- Nikki Baughan
- 29 September 2017
A strong cast can't save this remake from death by misadventure
Despite the appearance of original star Kiefer Sutherland, in a thankless cameo as a grizzled lecturer, this remake of Joel Schumacher's 1990 brat pack horror proves to be a straightforward (and entirely unnecessary) rehash which proves utterly dead on arrival.
It sees a group of medical students embarking on a series of underground experiments – literally, as they take place in a conveniently-deserted-yet spotlessly-clean-and-well-stocked basement hospital – in which they kill themselves, experience the afterlife and are then brought back from the dead.
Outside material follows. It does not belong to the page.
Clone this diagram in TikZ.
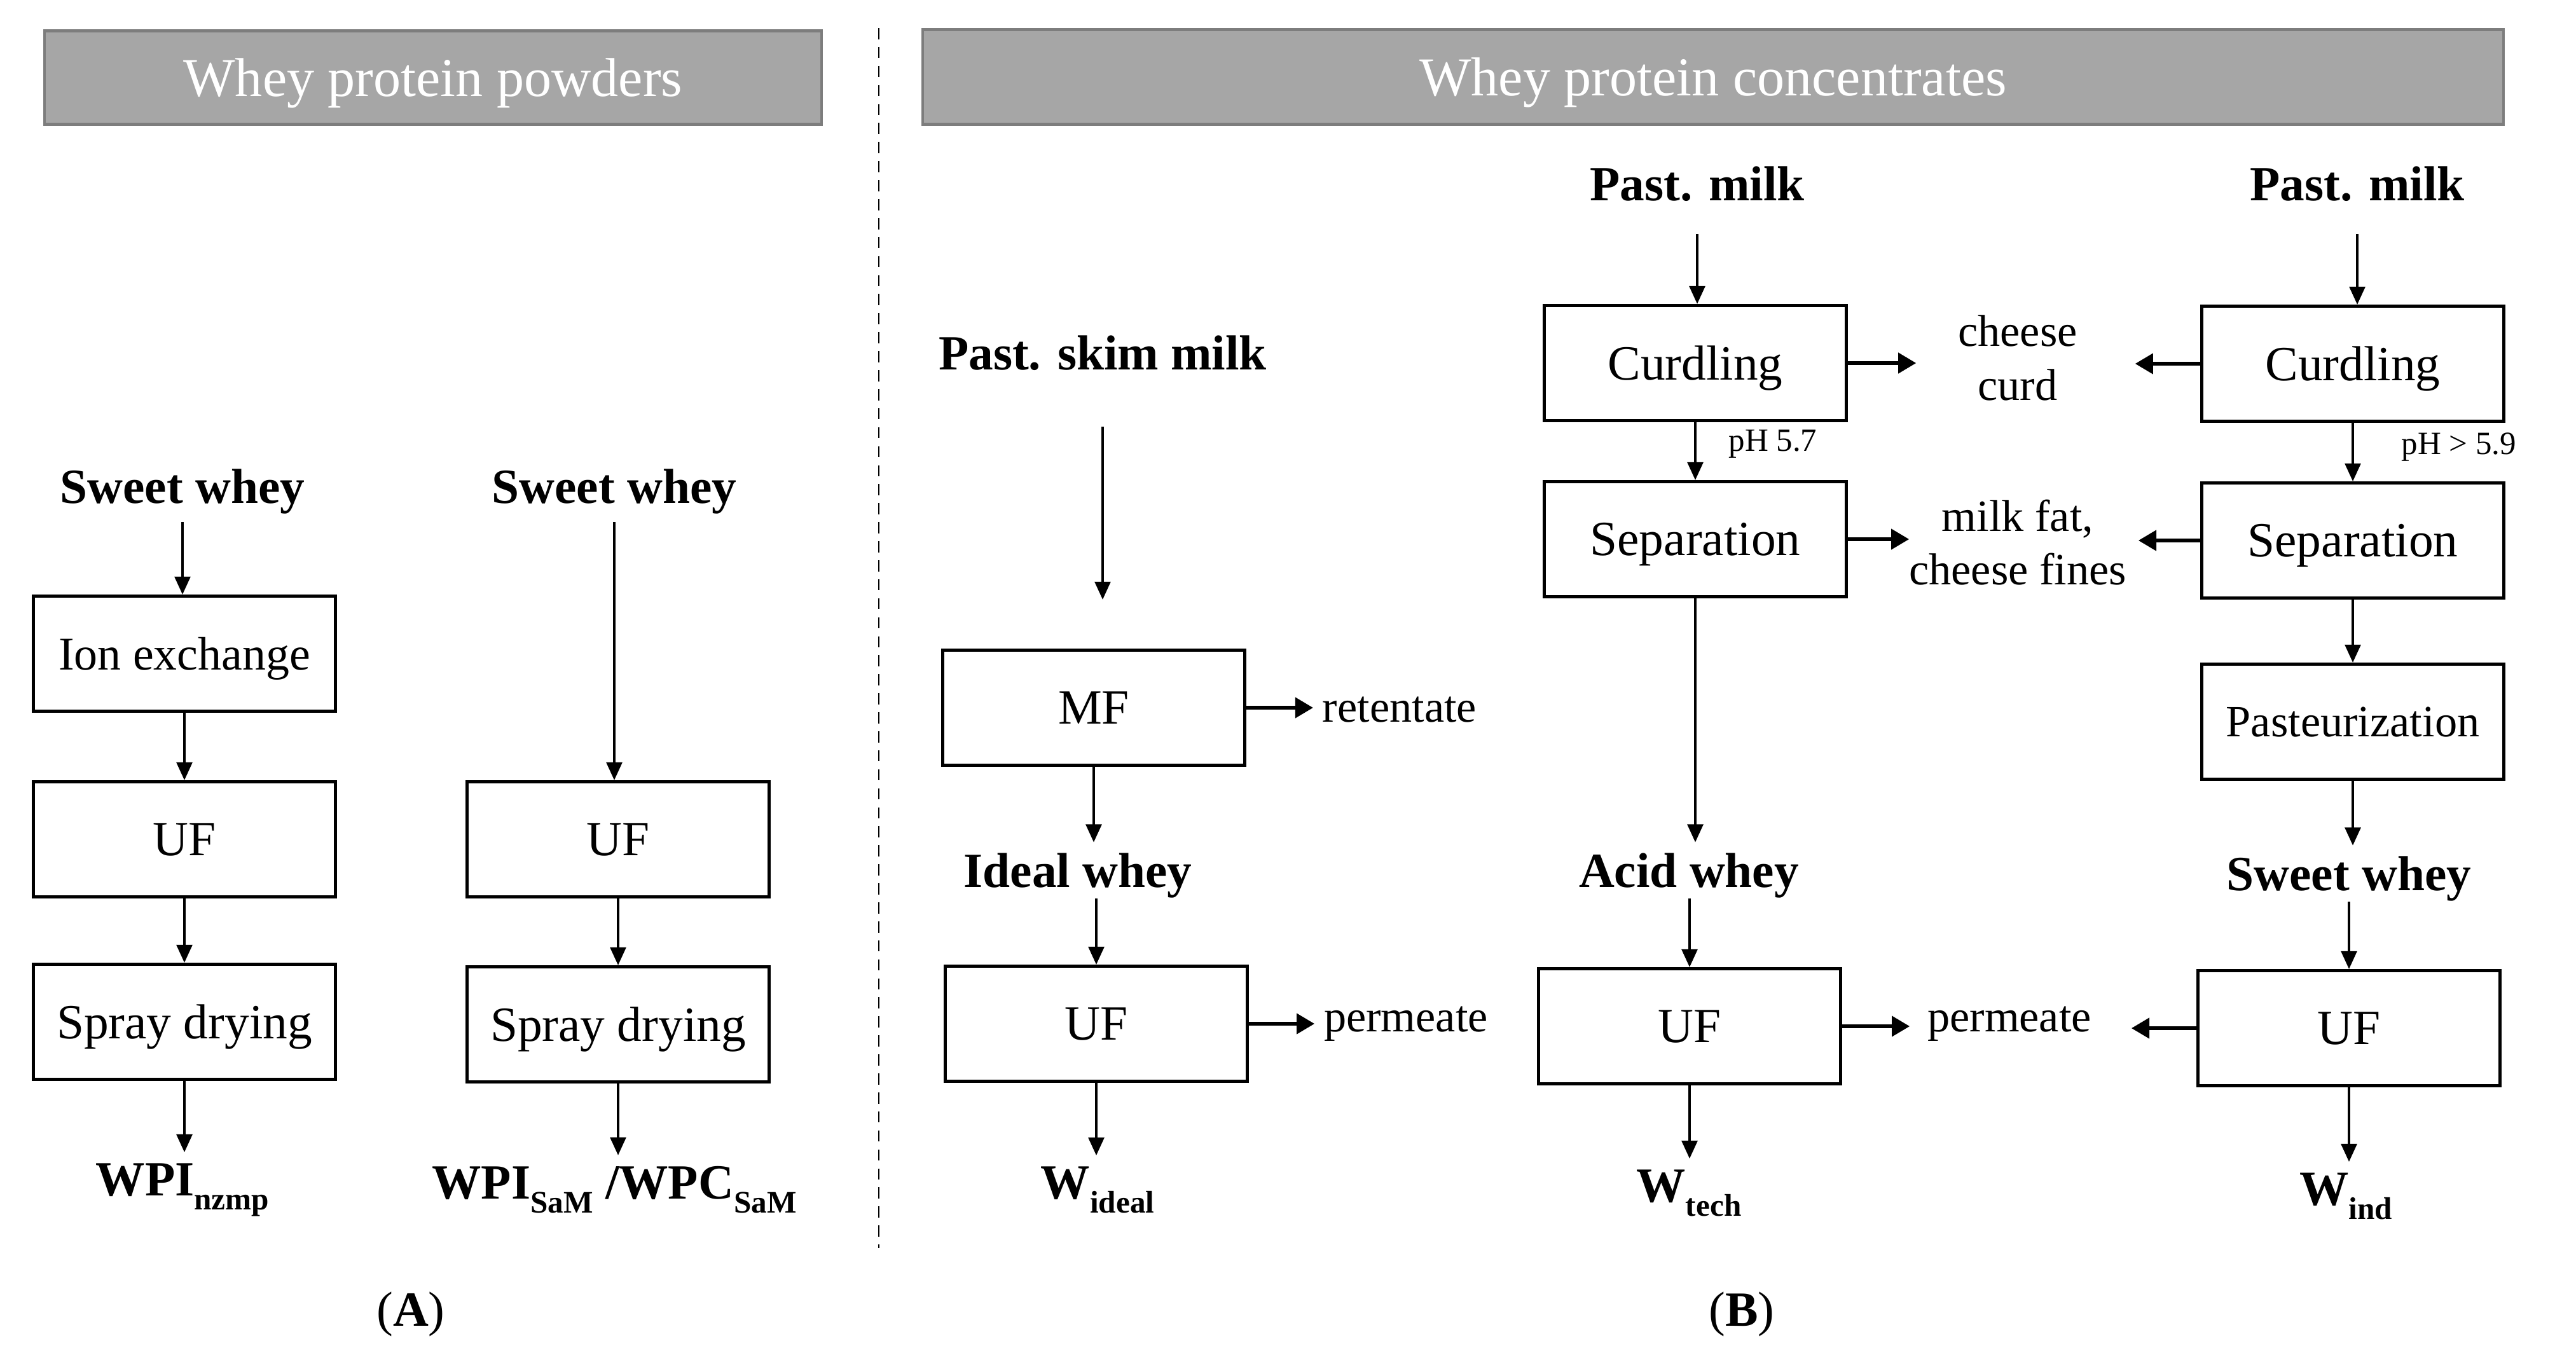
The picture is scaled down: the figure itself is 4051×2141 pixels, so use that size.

When they begin to be haunted by visions they had during their flatlines, however, they soon realise there are some serious consequences to playing God.
While these protagonists share some similarities with the characters of the original, they are a decidedly unlikeable bunch. Self-serving and competitive, their desire to push the limits of human experience comes not from scientific ambitions but selfish navel gazing. Some are seeking to be absolved from past guilt, like ringleader Courtney (Ellen Page), who carries with her debilitating guilt over the death of her sister, others, like playboy Jamie (James Norton) are simply looking for fame and success.
And what they find when they go under is less to do with expanding human consciousness, and more a deep dive into their past misdemeanours. Of course, this focus on the individual was also true in the original, but this update's flippant screenplay and pulsing VFX seem to underscore the juvenile stupidity of these 20-somethings' endeavours. Tonally, there's no reverence to the life-and-death issues at play here; from the opening sequence onwards, the film has the look and feel of a strobing music video.
It doesn't help that director Niels Arden Oplev (The Girl With The Dragon Tattoo) and screenwriter Ben Ripley seem determined to hit every note in the modern horror playbook; creepy kids, shower curtains and distorted radios providing a litany of obvious jump scares. The strong, diverse cast members try their best, but are hampered at every turn by genre cliche, lumbering dialogue ('I need you to come back… to me,' breathes Diego Luna as he plunges a needle deep into Nina Dobrev's cleavage) and ridiculous set-pieces; a drunken hailstorm fight, several shoehorned-in sex scenes.
Schumacher's Flatliners could only ever be described as an enjoyable romp but, in comparison to this glossy, soulless affair it's elevated to cinematic masterpiece. If only it had come with the instruction 'Do Not Resuscitate'.